I took a seat on a milk chocolaty couch from where I would be able to spy Ju, The Little Teochew, and her family from a distance as soon as they entered the lobby.

Within minutes I spotted that familiar nymphlike figure, then a smaller version of Ju slightly behind her and then a husband and two lovely little boys and their maid. Having arrived all the way from Singapore a few days back they were leaving for home that very afternoon.



I stood up and exhibited my widest grin from about 30 meters away. Ju, The Little Teochew, saw me. We crossed the lobby and met halfway. We sort of looked at each other, grinning, a little dazed and then stretched out our arms for a real life hug. 

Her adorable little girl, her two sweet young men and her most kind and considerate husband left us to ourselves.



We yakked..... about ourselves, each other, her, me, our goslings, our mothers, our husbands, some blogger friends we had in common and a little about food.
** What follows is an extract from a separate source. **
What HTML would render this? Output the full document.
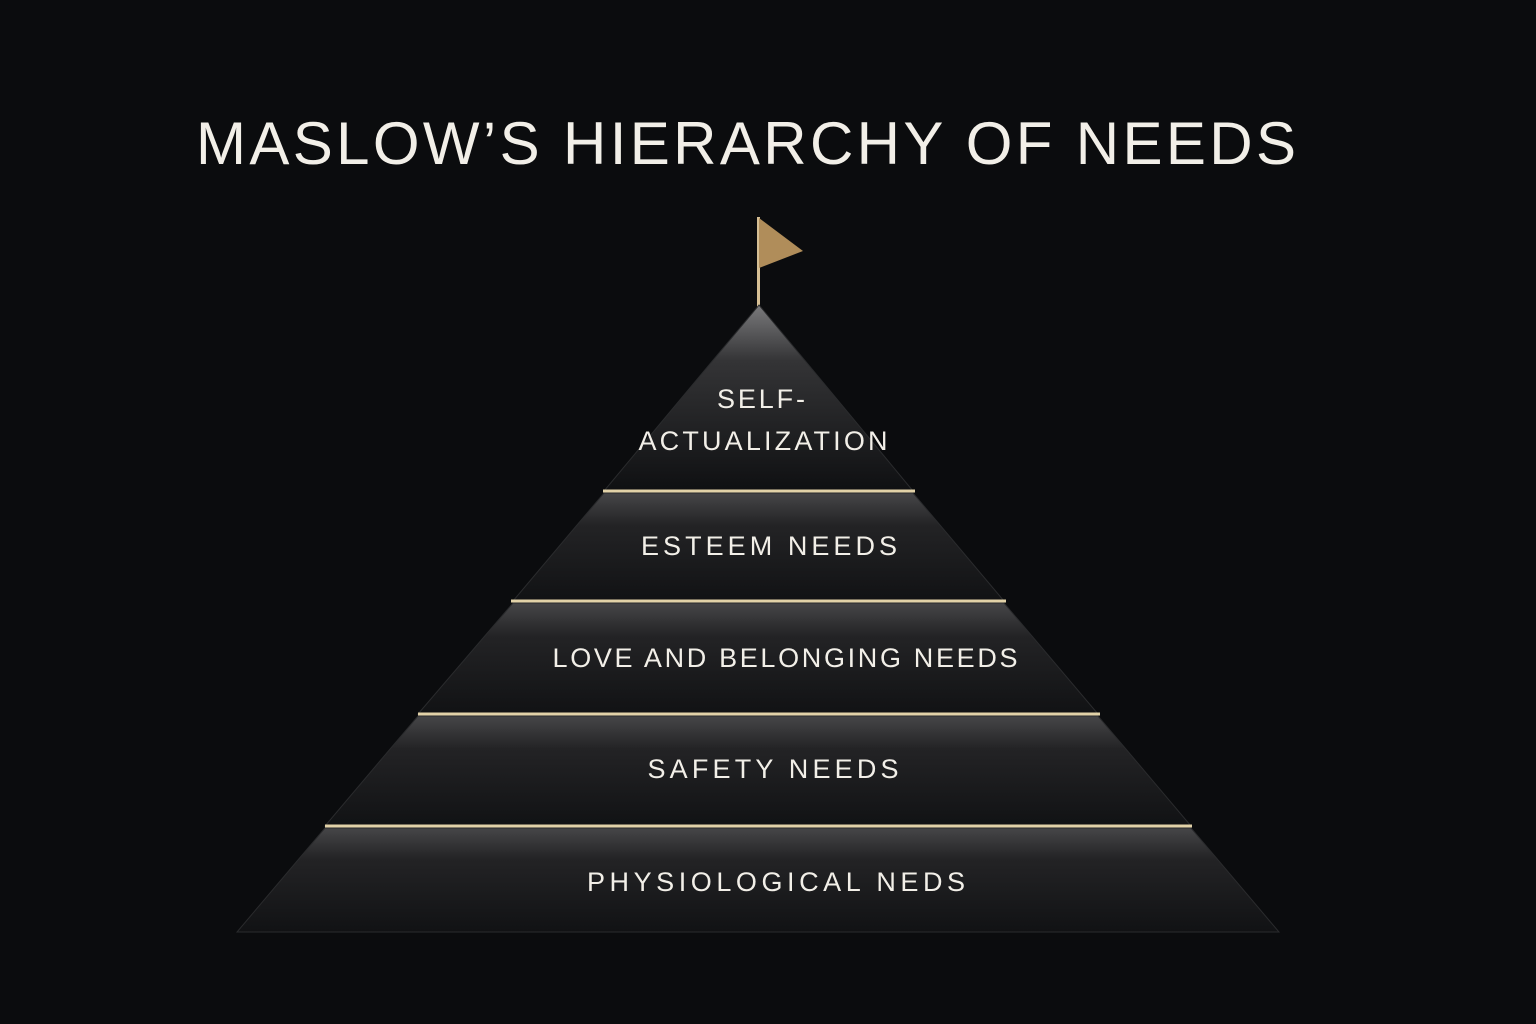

Punctuated only by laughter. It seemed like we were simply catching up from where we had left off. We were just being what we were, first and foremost. Women.

It's hard to believe that I have come to know Ju and her little family only months ago. And merely through our blogs. Yet her warmth, her desire to reach out beyond that is unmistakable. Which has led to some (funny) email exchanges between us.

Ju looked as gorgeous as she does in her photographs. It seemed that all that was done were some whisperings of life into those images and there you had Ju, young, beautiful, bubbly and warm. And ever so interested in getting to know you better. 




It was a brief meeting, fleeting almost, but so meaningful and immensely satisfying. 


I am so blessed to know and so lucky to have been able to meet with Ju.


And...... we pried our ages from each other. But I'm not telling;)

PS : The pictures above were taken at the beautiful Scotio River in Ohio, USA, 2007 when I visited my eldest daughter and her family.